Отсутствие новостей о самом крупном событии года приводило газетчиков в растерянность. Сначала они писали все, что приходило на ум. Один выдумал «интервью с Сухарем», в котором конь открещивался от своего сводного дяди, Адмирала, который был на год младше. Журнал «Лайф» напечатал целую страницу фотографий с разными выражениями на морде Сухаря. Один заскучавший корреспондент решил засечь скорость Смита, когда тот шел по треку. По его словам, Смит делал в среднем полмили за 35 минут. Ветеран ипподрома, репортер Джон Ларднер, напечатал эту информацию. «Но это, – признал он, – не имеет никакого отношения к скачкам».
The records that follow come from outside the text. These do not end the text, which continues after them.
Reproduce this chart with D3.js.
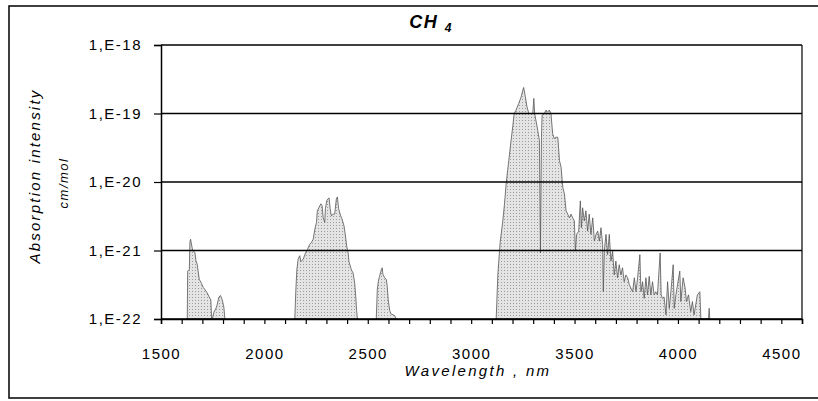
<!DOCTYPE html>
<html>
<head>
<meta charset="utf-8">
<script src="https://cdn.jsdelivr.net/npm/d3@7"></script>
<style>
  body { margin: 0; background: #fff; }
  svg { display: block; font-family: Arial, "Liberation Sans", sans-serif; }
</style>
</head>
<body>
<svg id="chart" width="818" height="401"></svg>
<script>
// bands of the CH4 spectrum: [wavelength nm, intensity cm/mol]
const band1 = [[1627,1e-22],[1629,5.0e-22],[1637,5.3e-22],[1640,1.33e-21],[1643,1.46e-21],[1653,1.0e-21],
  [1664,9.4e-22],[1669,7.1e-22],[1675,6.3e-22],[1685,3.8e-22],[1696,3.3e-22],[1704,2.9e-22],[1720,2.5e-22],
  [1733,2.1e-22],[1741,1.9e-22],[1745,1e-22],[1748,1e-22],[1756,1.26e-22],[1769,1.5e-22],[1780,2.1e-22],
  [1788,2.2e-22],[1796,1.9e-22],[1804,1.5e-22],[1809,1e-22]];

const band2 = [[2147,1e-22],[2152,2.6e-22],[2157,5.2e-22],[2163,7.4e-22],[2171,8.4e-22],[2176,6.9e-22],
  [2187,7.4e-22],[2199,9.2e-22],[2208,1.03e-21],[2219,1.23e-21],[2227,1.3e-21],[2236,1.46e-21],[2244,2.05e-21],
  [2252,2.57e-21],[2256,3.8e-21],[2265,4.3e-21],[2273,4.8e-21],[2279,4.55e-21],[2284,3.05e-21],[2292,2.57e-21],
  [2295,4.07e-21],[2302,5.4e-21],[2308,5.7e-21],[2313,5.85e-21],[2318,4.07e-21],[2324,3.2e-21],[2332,3.4e-21],
  [2340,3.4e-21],[2348,5.7e-21],[2353,6.05e-21],[2359,4.07e-21],[2369,3.2e-21],[2375,2.9e-21],[2385,2.3e-21],
  [2392,1.63e-21],[2398,1.16e-21],[2405,9.2e-22],[2409,6.9e-22],[2421,5.2e-22],[2429,4.7e-22],[2437,3.3e-22],
  [2442,2.1e-22],[2446,1.33e-22],[2450,1e-22]];

const band2b = [[2541,1e-22],[2546,2.66e-22],[2551,3.55e-22],[2557,4.2e-22],[2566,5.3e-22],[2570,5.6e-22],
  [2573,4.5e-22],[2582,4.0e-22],[2590,3.76e-22],[2594,3.0e-22],[2599,1.9e-22],[2606,1.33e-22],[2612,1.19e-22],
  [2630,1.12e-22],[2638,1e-22]];

const band3 = [[3121,1e-22],[3129,4.4e-22],[3140,1.3e-21],[3153,2.7e-21],[3161,4.7e-21],[3169,9.3e-21],
  [3182,2.06e-20],[3193,4.06e-20],[3201,6.4e-20],[3208,1e-19],[3217,1.12e-19],[3230,1.4e-19],[3242,1.76e-19],
  [3250,2.2e-19],[3254,2.4e-19],[3262,1.76e-19],[3270,1.25e-19],[3279,1e-19],[3290,1e-19],[3298,1e-19],
  [3303,1.66e-19],[3307,1e-19],[3322,5.7e-20],[3330,4.06e-20],[3335,9.2e-22],[3340,4.5e-20],[3343,9.4e-20],
  [3354,1e-19],[3362,1.12e-19],[3370,1.06e-19],[3378,1.12e-19],[3386,1e-19],[3394,5.1e-20],[3402,4.3e-20],
  [3410,4.5e-20],[3419,4.5e-20],[3427,2.06e-20],[3435,1.64e-20],[3443,8.4e-21],[3451,6.7e-21],[3459,3.8e-21],
  [3467,3.4e-21],[3475,3.0e-21],[3483,3.4e-21],[3491,3.0e-21],[3499,2.7e-21],[3504,9.8e-22],[3510,1.72e-21],
  [3520,1.92e-21],[3528,5.3e-21],[3533,2.15e-21],[3539,4.2e-21],[3547,2.7e-21],[3555,3.8e-21],[3563,1.92e-21],
  [3571,3.4e-21],[3579,1.72e-21],[3588,3.0e-21],[3596,1.37e-21],[3604,1.72e-21],[3612,1.92e-21],[3620,1.37e-21],
  [3628,2.15e-21],[3636,1.22e-21],[3639,2.5e-22],[3644,9.8e-22],[3652,1.72e-21],[3660,8.7e-22],[3668,1.72e-21],
  [3676,7.0e-22],[3684,9.8e-22],[3692,4.4e-22],[3700,7.0e-22],[3708,4.0e-22],[3716,6.2e-22],[3724,4.4e-22],
  [3732,5.6e-22],[3740,3.5e-22],[3748,4.4e-22],[3757,4.0e-22],[3765,3.16e-22],[3773,2.8e-22],[3781,2.5e-22],
  [3789,4.0e-22],[3797,2.5e-22],[3805,4.0e-22],[3816,8.7e-22],[3821,2.5e-22],[3829,3.5e-22],[3837,2.0e-22],
  [3845,4.0e-22],[3853,2.25e-22],[3861,4.2e-22],[3869,2.25e-22],[3877,3.5e-22],[3885,2.25e-22],[3893,2.5e-22],
  [3901,2.25e-22],[3914,9.2e-22],[3919,2.25e-22],[3925,2.0e-22],[3933,2.1e-22],[3942,1.15e-22],[3950,3.5e-22],
  [3958,1.43e-22],[3966,2.5e-22],[3977,6.2e-22],[3982,1.43e-22],[3990,2.25e-22],[4009,5.0e-22],[4014,1.8e-22],
  [4025,4.0e-22],[4035,2.8e-22],[4041,1.8e-22],[4051,2.25e-22],[4062,1.28e-22],[4070,1.8e-22],[4078,1.15e-22],
  [4094,2.25e-22],[4106,2.5e-22],[4111,1e-22],[4148,1e-22],[4151,1.43e-22],[4154,1e-22]];

const bands = [band1, band2, band2b, band3];
const yTicks = [1e-18, 1e-19, 1e-20, 1e-21, 1e-22];
const xTicks = d3.range(1500, 4601, 100);

const svg = d3.select('#chart');
const plotLeft = 161, plotRight = 802, plotTop = 45, plotBottom = 319;

const x = d3.scaleLinear().domain([1500, 4600]).range([plotLeft, plotRight]);
const y = d3.scaleLog().domain([1e-22, 1e-18]).range([plotBottom, plotTop]).clamp(true);

// stipple fill like the scanned print
const pat = svg.append('defs').append('pattern')
  .attr('id', 'stip').attr('width', 3).attr('height', 3)
  .attr('patternUnits', 'userSpaceOnUse');
pat.append('rect').attr('width', 3).attr('height', 3).attr('fill', '#e4e4e4');
pat.append('rect').attr('width', 1).attr('height', 1).attr('fill', '#9c9c9c');

// outer frame
svg.append('rect')
  .attr('x', 9).attr('y', 6).attr('width', 830).attr('height', 392)
  .attr('fill', 'none').attr('stroke', '#000').attr('stroke-width', 1.5);

const area = d3.area()
  .x(d => x(d[0]))
  .y0(plotBottom)
  .y1(d => y(d[1]));

svg.selectAll('path.band')
  .data(bands)
  .enter().append('path')
    .attr('class', 'band')
    .attr('d', area)
    .attr('fill', 'url(#stip)')
    .attr('stroke', '#555')
    .attr('stroke-width', 0.8);

// horizontal grid
svg.selectAll('line.grid')
  .data(yTicks)
  .enter().append('line')
    .attr('class', 'grid')
    .attr('x1', plotLeft).attr('x2', plotRight)
    .attr('y1', d => y(d)).attr('y2', d => y(d))
    .attr('stroke', '#000').attr('stroke-width', 1.5);

// right border of plot area
svg.append('line')
  .attr('x1', plotRight).attr('x2', plotRight).attr('y1', plotTop).attr('y2', plotBottom)
  .attr('stroke', '#000').attr('stroke-width', 1.2);

const xAxis = svg.append('g')
  .attr('transform', `translate(0,${plotBottom})`)
  .call(d3.axisBottom(x).tickValues(xTicks).tickSize(5).tickPadding(24)
    .tickFormat(d => d % 500 === 0 ? d : ''));

const yAxis = svg.append('g')
  .attr('transform', `translate(${plotLeft},0)`)
  .call(d3.axisLeft(y).tickValues(yTicks).tickSize(7).tickPadding(12)
    .tickFormat(d => '1,E' + Math.round(Math.log10(d))));

[xAxis, yAxis].forEach(g => {
  g.select('.domain').attr('stroke', '#000').attr('stroke-width', 1.5);
  g.selectAll('.tick line').attr('stroke', '#000').attr('stroke-width', 1.2);
  g.selectAll('.tick text')
    .attr('fill', '#000')
    .style('font-size', '15px')
    .style('letter-spacing', '1.5px')
    .style('font-family', 'Arial, "Liberation Sans", sans-serif');
});

// title
const title = svg.append('text')
  .attr('x', 431).attr('y', 28)
  .attr('text-anchor', 'middle')
  .style('font-size', '18px').style('font-weight', 'bold').style('font-style', 'italic')
  .style('letter-spacing', '1.5px');
title.append('tspan').text('CH ');
title.append('tspan').attr('dy', 4).style('font-size', '12px').text('4');

// axis titles
svg.append('text')
  .attr('transform', 'translate(40,176) rotate(-90)')
  .attr('text-anchor', 'middle')
  .style('font-size', '15px').style('font-style', 'italic').style('letter-spacing', '2.2px')
  .text('Absorption intensity');

svg.append('text')
  .attr('transform', 'translate(68,183) rotate(-90)')
  .attr('text-anchor', 'middle')
  .style('font-size', '13px').style('font-style', 'italic').style('letter-spacing', '1.5px')
  .text('cm/mol');

svg.append('text')
  .attr('x', 478).attr('y', 376)
  .attr('text-anchor', 'middle')
  .style('font-size', '15px').style('font-style', 'italic').style('letter-spacing', '2.3px')
  .text('Wavelength , nm');
</script>
</body>
</html>
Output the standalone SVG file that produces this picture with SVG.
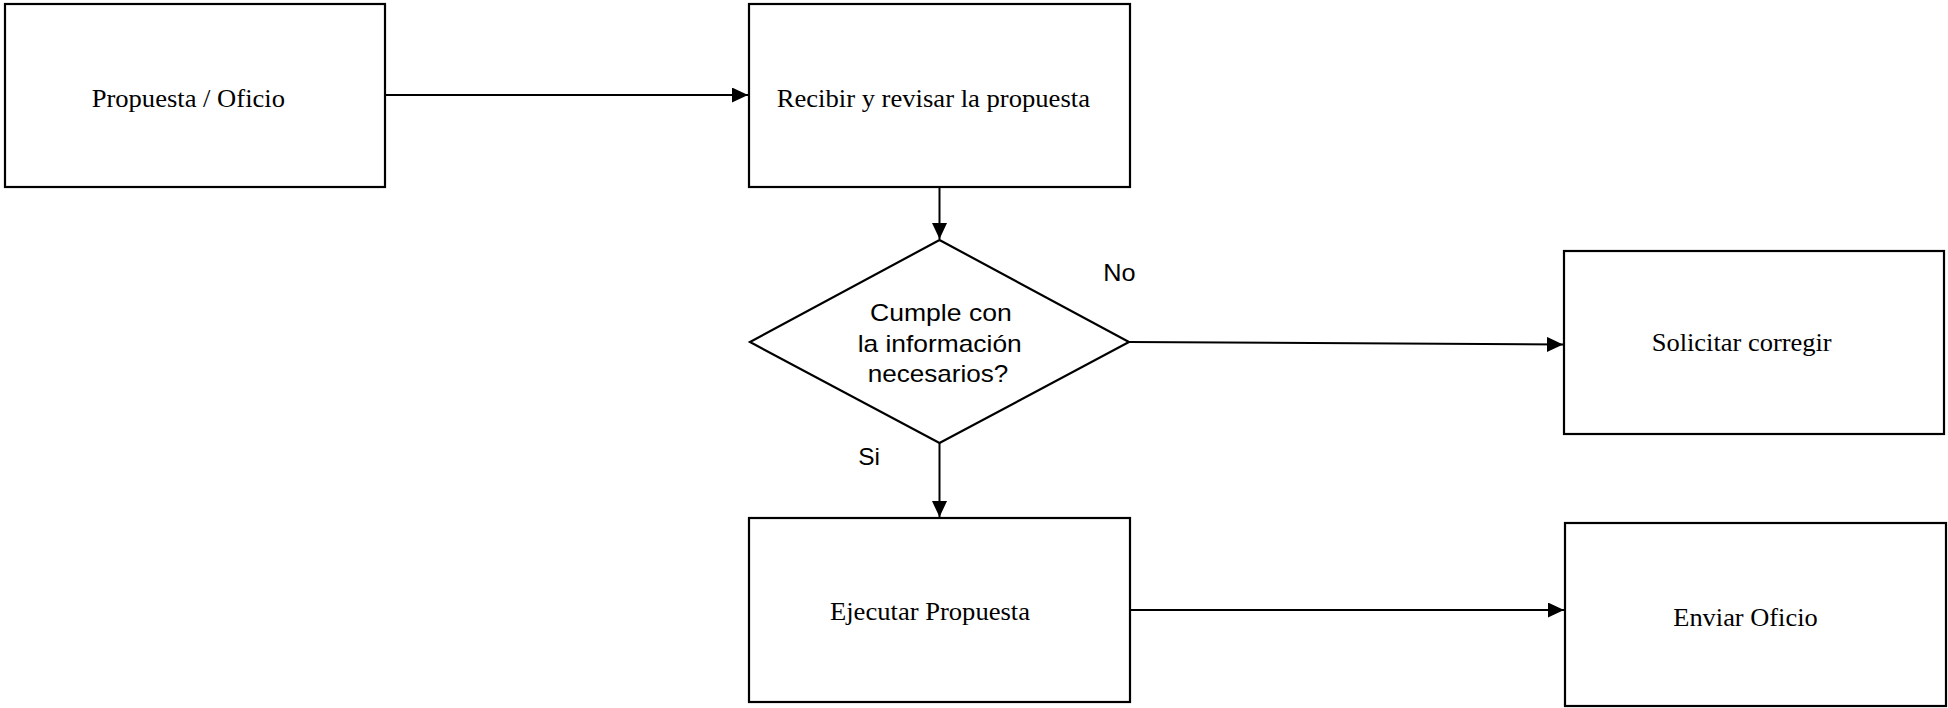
<svg xmlns="http://www.w3.org/2000/svg" width="1948" height="708" viewBox="0 0 1948 708">
  <style>
    .box { fill: #ffffff; stroke: #000000; stroke-width: 2.2; }
    .edge { fill: none; stroke: #000000; stroke-width: 2; }
    .serif { font-family: "Liberation Serif", "Times New Roman", serif; font-size: 25px; fill: #000000; }
    .sans { font-family: "Liberation Sans", Arial, sans-serif; font-size: 24px; fill: #000000; }
  </style>
  <defs>
    <marker id="arrow" markerUnits="userSpaceOnUse" markerWidth="18" markerHeight="16" refX="16" refY="7.5" orient="auto">
      <path d="M0,0 L16,7.5 L0,15 Z" fill="#000000"/>
    </marker>
  </defs>
  <rect width="1948" height="708" fill="#ffffff"/>

  <!-- connectors -->
  <g id="connectors">
    <line class="edge" x1="385" y1="95" x2="748" y2="95" marker-end="url(#arrow)"/>
    <line class="edge" x1="939.5" y1="187" x2="939.5" y2="239" marker-end="url(#arrow)"/>
    <line class="edge" x1="1129" y1="342" x2="1563" y2="344.5" marker-end="url(#arrow)"/>
    <line class="edge" x1="939.5" y1="443" x2="939.5" y2="517" marker-end="url(#arrow)"/>
    <line class="edge" x1="1130" y1="610" x2="1564" y2="610" marker-end="url(#arrow)"/>
    <text class="sans" x="1103.3" y="281" textLength="32.3" lengthAdjust="spacingAndGlyphs">No</text>
    <text class="sans" x="858.3" y="465" textLength="21.7" lengthAdjust="spacingAndGlyphs">Si</text>
  </g>

  <!-- nodes -->
  <g id="propuesta-oficio">
    <rect class="box" x="5" y="4" width="380" height="183"/>
    <text class="serif" x="91.7" y="107" textLength="193.3" lengthAdjust="spacingAndGlyphs">Propuesta / Oficio</text>
  </g>

  <g id="recibir-revisar">
    <rect class="box" x="749" y="4" width="381" height="183"/>
    <text class="serif" x="776.7" y="107.3" textLength="313.3" lengthAdjust="spacingAndGlyphs">Recibir y revisar la propuesta</text>
  </g>

  <g id="cumple-decision">
    <polygon class="box" points="939.5,240 1129,342 939.5,443 750,342"/>
    <text class="sans" x="870" y="320.7" textLength="141.7" lengthAdjust="spacingAndGlyphs">Cumple con</text>
    <text class="sans" x="857.7" y="351.5" textLength="164" lengthAdjust="spacingAndGlyphs">la información</text>
    <text class="sans" x="867.7" y="381.7" textLength="140.7" lengthAdjust="spacingAndGlyphs">necesarios?</text>
  </g>

  <g id="solicitar-corregir">
    <rect class="box" x="1564" y="251" width="380" height="183"/>
    <text class="serif" x="1651.7" y="350.7" textLength="180" lengthAdjust="spacingAndGlyphs">Solicitar corregir</text>
  </g>

  <g id="ejecutar-propuesta">
    <rect class="box" x="749" y="518" width="381" height="184"/>
    <text class="serif" x="830" y="620" textLength="200" lengthAdjust="spacingAndGlyphs">Ejecutar Propuesta</text>
  </g>

  <g id="enviar-oficio">
    <rect class="box" x="1565" y="523" width="381" height="183"/>
    <text class="serif" x="1673.3" y="626" textLength="144.4" lengthAdjust="spacingAndGlyphs">Enviar Oficio</text>
  </g>
</svg>
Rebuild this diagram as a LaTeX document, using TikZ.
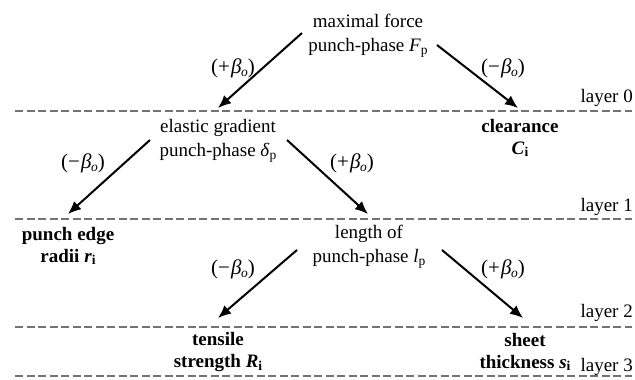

Газетчики Нью-Йорка назвали свой конфликт со Смитом «Битвой при Лонг-Айленде». Если Смит собирается хранить молчание, они поступят так же – они договорились не писать ни слова о Сухаре. Это был смелый поступок, но неверный. Рассерженные читатели подняли шум, и план провалился. Тогда они сплотились в группу под названием «Мы умные парни», создали сеть из репортеров и радиокомментаторов, чтобы застать тренировку Сухаря{366}. Каждую минуту за Смитом следовал кто-то из них, и каждый репортер знал, где именно должен его караулить. Клокеры дежурили на ипподроме двадцать четыре часа в сутки, приветствуя друг друга вопросом: «Что ты узнал?» Их посты располагались концентрическими кругами вокруг конюшни 43, в основном они устраивали своеобразные насесты на деревьях. Они встречались на собраниях, чтобы обменяться информацией. Это была, как вспоминал один репортер, «легендарная шпионская эпопея».
Самым гениальным решением «умных парней» было послать разведчиков и найти людей, которые в прошлом стали свидетелями тренировок Смита. Они систематизировали всю найденную информацию и выяснили, что в 1937 году во время пребывания на Востоке Смита четыре раза заставали за тренировкой лошади в вечернее время. Хотя эта информация и не была чрезвычайно важной, репортерам удалось вычислить точное время, когда проводились эти тренировки: каждый раз лошадь тренировали в 8: 00. В ходе дальнейшего расследования репортеры откопали свидетельства того, что и в Бэй-Медоуз Смит дважды тайно выводил коня на тренировку, и снова оба раза вечером, в 8: 00. Так они выяснили магический час Смита.
Бесстрашный фанат вызвался проверить эту информацию. 17 мая он пробрался на трибуны и залез на крышу ипподрома. Затаившись в довольно опасном, но хорошо скрытом месте, он одной рукой держался за выступ крыши, а в другой сжимал секундомер и ждал. Луна освещала трек. Смельчак видел каждый столб на маршруте, в лунном свете казавшийся голубоватым.
Ровно в 8 часов появился Смит. Он прошел вдоль трибуны, проверяя, не затаился ли где-нибудь шпион. Никого не заметив, он направил луч фонаря на свою конюшню и дважды мигнул. Тут же из конюшни появился Сухарь с наездником на спине и легким галопом потрусил к дальнему повороту. Когда он ринулся вперед, наблюдатель включил секундомер. Сухарь проскакал вокруг ипподрома, потом сбавил скорость, перешел на шаг и вскоре вернулся в конюшню. Тайный наблюдатель нажал кнопку своего секундомера и ползком убрался с крыши.